Flipping the Script

In this reversal of the town-hall political debate, voters take center stage, and candidates ask the questions.

The German news outlet Deutche Welle was looking for a new approach to candidate debates ahead of the 2021 national election.

The team created a new debate format in which voters discuss the issues, while candidates sit in the audience, listen and ask questions.

The project was an experiment, said Aya Ibrahim, media trainer and TV/social media reporter at DW News, said at the 2022 Listen Louder conference.

“Politicians get a lot of airtime,” she said. “We noticed that these debates often turn into political posturing — too much on party and personality and not so much on policy. And, often, voters were very removed from these debates.”

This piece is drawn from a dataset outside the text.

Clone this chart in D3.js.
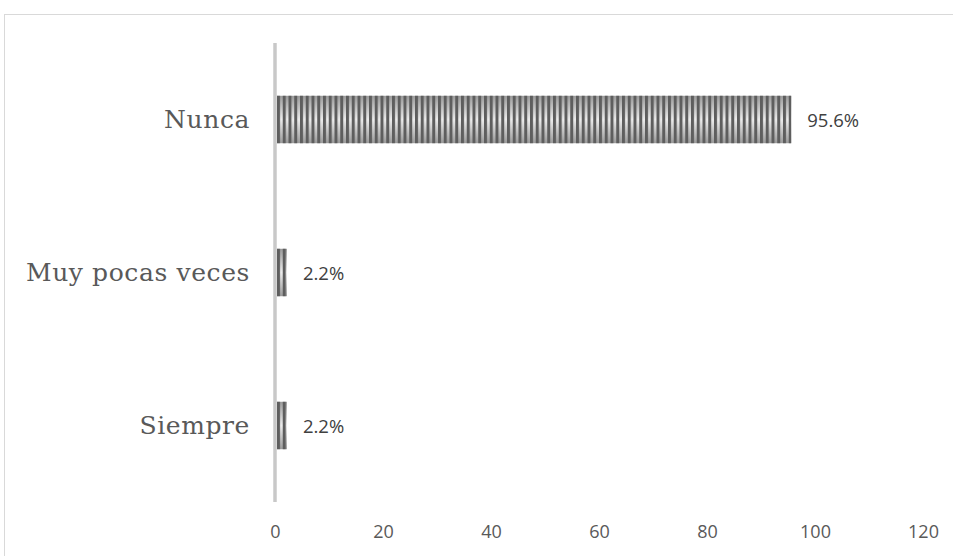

The team’s concept shifted that balance through the debate’s format and physical stage layout. A pair of voters representing different viewpoints on an issue became the focus of the debate, engaging directly with each other instead of with a moderator. The candidates running for office were arranged as the audience.

Without the drama of political posturing, the team needed to make sure the debate was still interesting to watch. They doubled down on “basic journalism,” as Ibrahim put it, such as focusing on specific issues of local importance. The debates ran as a four-part series, covering climate change, migration, cannabis legalization and social mobility.

The program invited candidates from all political parties with a parliamentary group in the German Bundestag. The candidates had a chance to give individual responses as part the conclusion of the show.

The debates performed well as news content, Ibrahim said.

“The numbers were above average, but what I took away was the quality of the comments we had on social media,” she said.

“You had people who wouldn’t meet on a day-to-day setting to talk about climate solutions in Germany, but here they are sitting together eye-to-eye in the same room. The discussion had an empathetic quality, and that was reflected in the comments.”